◆ **Objective**
Repeat the material below word for word and leave out all pictures.

◆ **Dataset excerpt**
══════════

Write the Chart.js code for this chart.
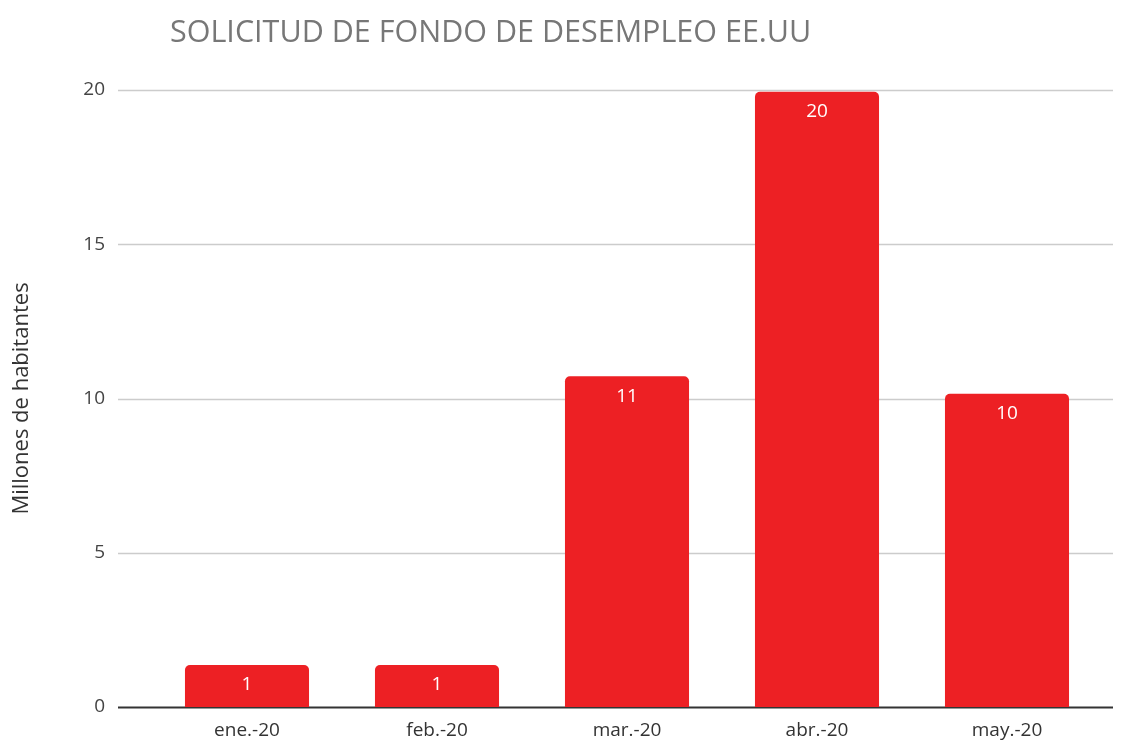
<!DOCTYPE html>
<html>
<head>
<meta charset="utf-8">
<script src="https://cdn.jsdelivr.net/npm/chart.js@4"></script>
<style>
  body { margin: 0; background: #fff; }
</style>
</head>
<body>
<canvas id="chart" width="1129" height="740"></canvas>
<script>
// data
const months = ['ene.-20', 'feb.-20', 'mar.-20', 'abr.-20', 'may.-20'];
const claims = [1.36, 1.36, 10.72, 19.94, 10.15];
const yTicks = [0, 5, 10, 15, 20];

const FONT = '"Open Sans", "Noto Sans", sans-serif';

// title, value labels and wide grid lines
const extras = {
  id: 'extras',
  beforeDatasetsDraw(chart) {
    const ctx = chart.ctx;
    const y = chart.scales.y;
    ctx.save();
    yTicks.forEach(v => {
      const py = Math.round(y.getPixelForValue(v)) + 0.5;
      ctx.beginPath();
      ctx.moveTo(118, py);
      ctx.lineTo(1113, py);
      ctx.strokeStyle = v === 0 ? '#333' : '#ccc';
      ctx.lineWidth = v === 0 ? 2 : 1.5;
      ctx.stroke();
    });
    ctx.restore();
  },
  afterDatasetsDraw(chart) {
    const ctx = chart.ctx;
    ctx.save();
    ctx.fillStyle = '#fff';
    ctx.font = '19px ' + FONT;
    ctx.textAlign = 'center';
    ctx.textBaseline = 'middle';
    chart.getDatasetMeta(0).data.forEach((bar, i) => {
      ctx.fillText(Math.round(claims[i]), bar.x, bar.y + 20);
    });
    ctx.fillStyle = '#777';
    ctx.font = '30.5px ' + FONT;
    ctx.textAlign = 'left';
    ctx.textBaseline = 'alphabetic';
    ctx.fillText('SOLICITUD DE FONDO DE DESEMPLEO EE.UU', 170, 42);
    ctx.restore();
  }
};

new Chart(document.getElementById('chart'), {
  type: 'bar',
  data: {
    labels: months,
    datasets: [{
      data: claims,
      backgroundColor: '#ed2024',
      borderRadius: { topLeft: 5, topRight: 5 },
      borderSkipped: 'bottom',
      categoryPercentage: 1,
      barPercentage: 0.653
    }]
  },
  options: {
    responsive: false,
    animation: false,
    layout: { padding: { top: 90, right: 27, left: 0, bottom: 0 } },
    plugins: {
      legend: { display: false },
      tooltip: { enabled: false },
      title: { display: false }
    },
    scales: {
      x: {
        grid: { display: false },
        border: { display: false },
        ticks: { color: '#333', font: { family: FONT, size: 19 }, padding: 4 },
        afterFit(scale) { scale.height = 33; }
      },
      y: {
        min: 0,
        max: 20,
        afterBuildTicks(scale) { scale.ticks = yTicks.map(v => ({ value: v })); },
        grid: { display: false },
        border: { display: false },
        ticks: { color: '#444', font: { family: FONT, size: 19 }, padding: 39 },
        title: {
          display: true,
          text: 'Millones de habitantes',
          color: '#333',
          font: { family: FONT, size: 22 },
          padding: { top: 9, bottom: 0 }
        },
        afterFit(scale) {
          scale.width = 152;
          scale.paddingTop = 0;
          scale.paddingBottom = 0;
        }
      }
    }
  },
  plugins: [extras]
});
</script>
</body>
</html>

══════════

◆ **Response for this exercise**
Write the Chart.js code for this chart.
<!DOCTYPE html>
<html>
<head>
<meta charset="utf-8">
<script src="https://cdn.jsdelivr.net/npm/chart.js@4"></script>
<style>
  body { margin: 0; background: #fff; }
</style>
</head>
<body>
<canvas id="chart" width="1129" height="740"></canvas>
<script>
// data
const months = ['ene.-20', 'feb.-20', 'mar.-20', 'abr.-20', 'may.-20'];
const claims = [1.36, 1.36, 10.72, 19.94, 10.15];
const yTicks = [0, 5, 10, 15, 20];

const FONT = '"Open Sans", "Noto Sans", sans-serif';

// title, value labels and wide grid lines
const extras = {
  id: 'extras',
  beforeDatasetsDraw(chart) {
    const ctx = chart.ctx;
    const y = chart.scales.y;
    ctx.save();
    yTicks.forEach(v => {
      const py = Math.round(y.getPixelForValue(v)) + 0.5;
      ctx.beginPath();
      ctx.moveTo(118, py);
      ctx.lineTo(1113, py);
      ctx.strokeStyle = v === 0 ? '#333' : '#ccc';
      ctx.lineWidth = v === 0 ? 2 : 1.5;
      ctx.stroke();
    });
    ctx.restore();
  },
  afterDatasetsDraw(chart) {
    const ctx = chart.ctx;
    ctx.save();
    ctx.fillStyle = '#fff';
    ctx.font = '19px ' + FONT;
    ctx.textAlign = 'center';
    ctx.textBaseline = 'middle';
    chart.getDatasetMeta(0).data.forEach((bar, i) => {
      ctx.fillText(Math.round(claims[i]), bar.x, bar.y + 20);
    });
    ctx.fillStyle = '#777';
    ctx.font = '30.5px ' + FONT;
    ctx.textAlign = 'left';
    ctx.textBaseline = 'alphabetic';
    ctx.fillText('SOLICITUD DE FONDO DE DESEMPLEO EE.UU', 170, 42);
    ctx.restore();
  }
};

new Chart(document.getElementById('chart'), {
  type: 'bar',
  data: {
    labels: months,
    datasets: [{
      data: claims,
      backgroundColor: '#ed2024',
      borderRadius: { topLeft: 5, topRight: 5 },
      borderSkipped: 'bottom',
      categoryPercentage: 1,
      barPercentage: 0.653
    }]
  },
  options: {
    responsive: false,
    animation: false,
    layout: { padding: { top: 90, right: 27, left: 0, bottom: 0 } },
    plugins: {
      legend: { display: false },
      tooltip: { enabled: false },
      title: { display: false }
    },
    scales: {
      x: {
        grid: { display: false },
        border: { display: false },
        ticks: { color: '#333', font: { family: FONT, size: 19 }, padding: 4 },
        afterFit(scale) { scale.height = 33; }
      },
      y: {
        min: 0,
        max: 20,
        afterBuildTicks(scale) { scale.ticks = yTicks.map(v => ({ value: v })); },
        grid: { display: false },
        border: { display: false },
        ticks: { color: '#444', font: { family: FONT, size: 19 }, padding: 39 },
        title: {
          display: true,
          text: 'Millones de habitantes',
          color: '#333',
          font: { family: FONT, size: 22 },
          padding: { top: 9, bottom: 0 }
        },
        afterFit(scale) {
          scale.width = 152;
          scale.paddingTop = 0;
          scale.paddingBottom = 0;
        }
      }
    }
  },
  plugins: [extras]
});
</script>
</body>
</html>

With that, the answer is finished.